■ Your objective:
Each line of the material below that holds the word "this" needs to be copied.

-- start of Dataset rows --

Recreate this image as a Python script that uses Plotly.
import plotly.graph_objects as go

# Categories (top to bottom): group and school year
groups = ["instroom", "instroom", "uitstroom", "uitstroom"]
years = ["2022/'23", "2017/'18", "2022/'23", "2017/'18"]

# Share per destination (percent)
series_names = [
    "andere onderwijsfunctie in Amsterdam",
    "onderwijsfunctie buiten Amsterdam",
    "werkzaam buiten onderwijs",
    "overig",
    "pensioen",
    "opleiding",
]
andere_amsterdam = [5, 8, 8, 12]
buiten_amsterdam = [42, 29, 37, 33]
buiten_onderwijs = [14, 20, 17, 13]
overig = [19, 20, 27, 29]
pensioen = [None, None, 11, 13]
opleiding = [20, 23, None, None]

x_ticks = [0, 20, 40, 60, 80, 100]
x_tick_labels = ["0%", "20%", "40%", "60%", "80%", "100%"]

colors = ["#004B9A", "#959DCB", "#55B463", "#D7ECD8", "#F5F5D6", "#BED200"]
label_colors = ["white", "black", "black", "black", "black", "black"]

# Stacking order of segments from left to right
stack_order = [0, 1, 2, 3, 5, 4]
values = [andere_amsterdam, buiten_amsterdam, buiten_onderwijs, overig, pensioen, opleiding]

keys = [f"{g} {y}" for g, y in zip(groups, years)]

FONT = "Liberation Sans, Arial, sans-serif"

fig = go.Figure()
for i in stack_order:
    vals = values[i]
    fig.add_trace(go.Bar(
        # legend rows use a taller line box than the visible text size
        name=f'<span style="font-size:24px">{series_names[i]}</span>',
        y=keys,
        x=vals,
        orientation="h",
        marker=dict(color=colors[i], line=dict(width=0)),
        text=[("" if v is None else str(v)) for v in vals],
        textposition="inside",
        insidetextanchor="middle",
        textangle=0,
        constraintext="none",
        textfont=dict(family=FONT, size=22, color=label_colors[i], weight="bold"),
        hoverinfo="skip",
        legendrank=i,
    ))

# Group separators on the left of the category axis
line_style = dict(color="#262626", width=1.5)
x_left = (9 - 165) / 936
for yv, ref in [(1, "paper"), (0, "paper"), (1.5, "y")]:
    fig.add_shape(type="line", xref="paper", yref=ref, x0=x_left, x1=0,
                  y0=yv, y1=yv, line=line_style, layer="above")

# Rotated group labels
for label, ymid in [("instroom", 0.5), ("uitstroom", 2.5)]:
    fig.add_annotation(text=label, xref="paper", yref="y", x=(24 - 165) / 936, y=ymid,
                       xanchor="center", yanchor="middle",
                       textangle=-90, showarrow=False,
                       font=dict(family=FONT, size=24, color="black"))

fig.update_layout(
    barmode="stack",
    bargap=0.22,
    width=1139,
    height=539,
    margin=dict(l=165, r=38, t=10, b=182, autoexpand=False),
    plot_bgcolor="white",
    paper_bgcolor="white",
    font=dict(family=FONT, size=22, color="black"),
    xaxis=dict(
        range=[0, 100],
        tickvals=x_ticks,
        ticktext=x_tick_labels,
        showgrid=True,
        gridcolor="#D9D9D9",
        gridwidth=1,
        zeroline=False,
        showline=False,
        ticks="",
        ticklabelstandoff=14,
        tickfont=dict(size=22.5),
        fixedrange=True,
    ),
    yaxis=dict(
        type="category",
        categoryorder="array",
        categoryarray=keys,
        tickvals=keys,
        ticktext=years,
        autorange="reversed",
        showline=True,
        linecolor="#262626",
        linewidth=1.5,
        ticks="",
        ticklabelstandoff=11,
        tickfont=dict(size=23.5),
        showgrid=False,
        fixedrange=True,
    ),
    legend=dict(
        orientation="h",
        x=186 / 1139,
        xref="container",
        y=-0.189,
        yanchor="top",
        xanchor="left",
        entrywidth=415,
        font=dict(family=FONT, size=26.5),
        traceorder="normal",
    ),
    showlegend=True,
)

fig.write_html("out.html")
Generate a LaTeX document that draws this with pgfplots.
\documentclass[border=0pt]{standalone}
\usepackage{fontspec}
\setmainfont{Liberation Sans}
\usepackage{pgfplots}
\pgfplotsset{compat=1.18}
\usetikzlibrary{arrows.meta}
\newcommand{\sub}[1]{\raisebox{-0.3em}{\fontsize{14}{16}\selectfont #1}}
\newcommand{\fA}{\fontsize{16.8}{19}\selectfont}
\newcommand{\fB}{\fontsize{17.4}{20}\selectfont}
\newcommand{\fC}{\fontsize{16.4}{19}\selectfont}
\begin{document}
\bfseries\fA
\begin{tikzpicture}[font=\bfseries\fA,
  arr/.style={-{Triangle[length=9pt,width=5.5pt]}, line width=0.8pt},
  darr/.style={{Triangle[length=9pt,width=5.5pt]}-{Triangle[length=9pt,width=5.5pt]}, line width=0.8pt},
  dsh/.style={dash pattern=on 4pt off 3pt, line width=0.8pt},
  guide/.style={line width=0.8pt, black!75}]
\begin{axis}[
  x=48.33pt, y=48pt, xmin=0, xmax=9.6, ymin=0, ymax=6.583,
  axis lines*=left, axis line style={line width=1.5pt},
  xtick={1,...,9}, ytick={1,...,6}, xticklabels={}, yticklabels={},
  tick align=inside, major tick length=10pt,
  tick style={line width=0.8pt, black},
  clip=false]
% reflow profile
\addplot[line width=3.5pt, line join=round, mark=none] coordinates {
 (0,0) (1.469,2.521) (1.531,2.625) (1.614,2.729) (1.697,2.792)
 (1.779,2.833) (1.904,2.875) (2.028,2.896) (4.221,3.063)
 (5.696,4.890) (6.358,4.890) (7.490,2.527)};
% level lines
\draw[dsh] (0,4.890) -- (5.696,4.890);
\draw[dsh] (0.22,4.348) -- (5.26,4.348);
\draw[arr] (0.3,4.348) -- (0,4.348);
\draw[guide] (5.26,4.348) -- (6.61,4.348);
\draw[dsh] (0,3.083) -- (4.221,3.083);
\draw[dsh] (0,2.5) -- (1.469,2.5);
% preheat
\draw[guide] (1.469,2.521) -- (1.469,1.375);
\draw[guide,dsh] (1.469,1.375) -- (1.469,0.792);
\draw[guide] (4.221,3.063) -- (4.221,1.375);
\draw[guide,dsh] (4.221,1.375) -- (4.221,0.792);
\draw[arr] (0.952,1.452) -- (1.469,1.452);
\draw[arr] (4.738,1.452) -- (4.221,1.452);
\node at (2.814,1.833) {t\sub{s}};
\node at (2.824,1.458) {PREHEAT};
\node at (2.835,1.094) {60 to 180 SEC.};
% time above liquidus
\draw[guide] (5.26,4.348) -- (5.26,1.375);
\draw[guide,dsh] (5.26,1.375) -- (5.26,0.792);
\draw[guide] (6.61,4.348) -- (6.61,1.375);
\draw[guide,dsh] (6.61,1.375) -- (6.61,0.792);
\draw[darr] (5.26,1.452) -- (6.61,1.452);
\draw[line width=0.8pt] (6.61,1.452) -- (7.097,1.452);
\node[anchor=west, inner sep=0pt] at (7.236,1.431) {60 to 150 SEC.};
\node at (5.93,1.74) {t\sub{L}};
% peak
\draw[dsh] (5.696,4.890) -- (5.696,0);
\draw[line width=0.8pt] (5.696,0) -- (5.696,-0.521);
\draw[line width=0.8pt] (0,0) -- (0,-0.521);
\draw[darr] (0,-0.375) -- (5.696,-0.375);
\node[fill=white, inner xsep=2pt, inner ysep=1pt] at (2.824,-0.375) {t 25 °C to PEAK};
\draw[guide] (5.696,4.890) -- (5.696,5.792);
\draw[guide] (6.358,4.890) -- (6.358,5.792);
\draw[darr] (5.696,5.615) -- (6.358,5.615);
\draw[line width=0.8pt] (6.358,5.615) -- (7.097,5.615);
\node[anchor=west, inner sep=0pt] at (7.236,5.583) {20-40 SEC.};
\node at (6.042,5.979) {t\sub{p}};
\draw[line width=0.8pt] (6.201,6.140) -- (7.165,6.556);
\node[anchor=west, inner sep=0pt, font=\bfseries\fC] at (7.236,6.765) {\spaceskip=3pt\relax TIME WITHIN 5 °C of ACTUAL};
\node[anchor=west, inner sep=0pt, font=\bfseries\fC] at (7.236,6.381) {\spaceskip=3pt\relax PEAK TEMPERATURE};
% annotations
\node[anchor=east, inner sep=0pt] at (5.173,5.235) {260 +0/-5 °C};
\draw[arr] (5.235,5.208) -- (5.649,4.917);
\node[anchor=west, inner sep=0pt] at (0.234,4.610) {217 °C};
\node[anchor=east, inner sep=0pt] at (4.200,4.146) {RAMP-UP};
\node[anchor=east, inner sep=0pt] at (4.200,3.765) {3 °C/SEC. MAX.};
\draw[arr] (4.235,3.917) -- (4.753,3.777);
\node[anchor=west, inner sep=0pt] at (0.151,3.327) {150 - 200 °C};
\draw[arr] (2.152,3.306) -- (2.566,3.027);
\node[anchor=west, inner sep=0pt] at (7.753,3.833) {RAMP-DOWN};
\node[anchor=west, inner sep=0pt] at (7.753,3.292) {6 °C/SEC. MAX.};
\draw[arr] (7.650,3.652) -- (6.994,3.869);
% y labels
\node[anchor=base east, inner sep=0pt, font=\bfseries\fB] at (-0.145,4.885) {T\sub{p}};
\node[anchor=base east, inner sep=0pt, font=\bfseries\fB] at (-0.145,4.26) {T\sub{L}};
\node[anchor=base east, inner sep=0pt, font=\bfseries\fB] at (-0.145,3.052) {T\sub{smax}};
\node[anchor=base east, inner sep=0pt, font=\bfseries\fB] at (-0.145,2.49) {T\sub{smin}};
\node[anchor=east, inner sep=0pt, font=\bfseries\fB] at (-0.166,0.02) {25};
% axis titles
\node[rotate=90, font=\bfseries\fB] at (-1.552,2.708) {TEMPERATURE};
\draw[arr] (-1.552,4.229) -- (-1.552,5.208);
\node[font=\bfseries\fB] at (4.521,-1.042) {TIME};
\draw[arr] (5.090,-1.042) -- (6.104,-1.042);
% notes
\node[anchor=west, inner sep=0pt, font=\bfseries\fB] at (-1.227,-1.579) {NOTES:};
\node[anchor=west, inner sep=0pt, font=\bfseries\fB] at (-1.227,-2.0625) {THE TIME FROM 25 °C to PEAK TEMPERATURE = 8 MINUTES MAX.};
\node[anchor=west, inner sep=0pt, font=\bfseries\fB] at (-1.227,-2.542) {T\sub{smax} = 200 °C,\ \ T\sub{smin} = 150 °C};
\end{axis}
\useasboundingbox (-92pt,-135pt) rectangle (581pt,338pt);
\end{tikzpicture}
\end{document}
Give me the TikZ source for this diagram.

-- end of Dataset rows --

■ Exercise answer:
Recreate this image as a Python script that uses Plotly.
Generate a LaTeX document that draws this with pgfplots.
Give me the TikZ source for this diagram.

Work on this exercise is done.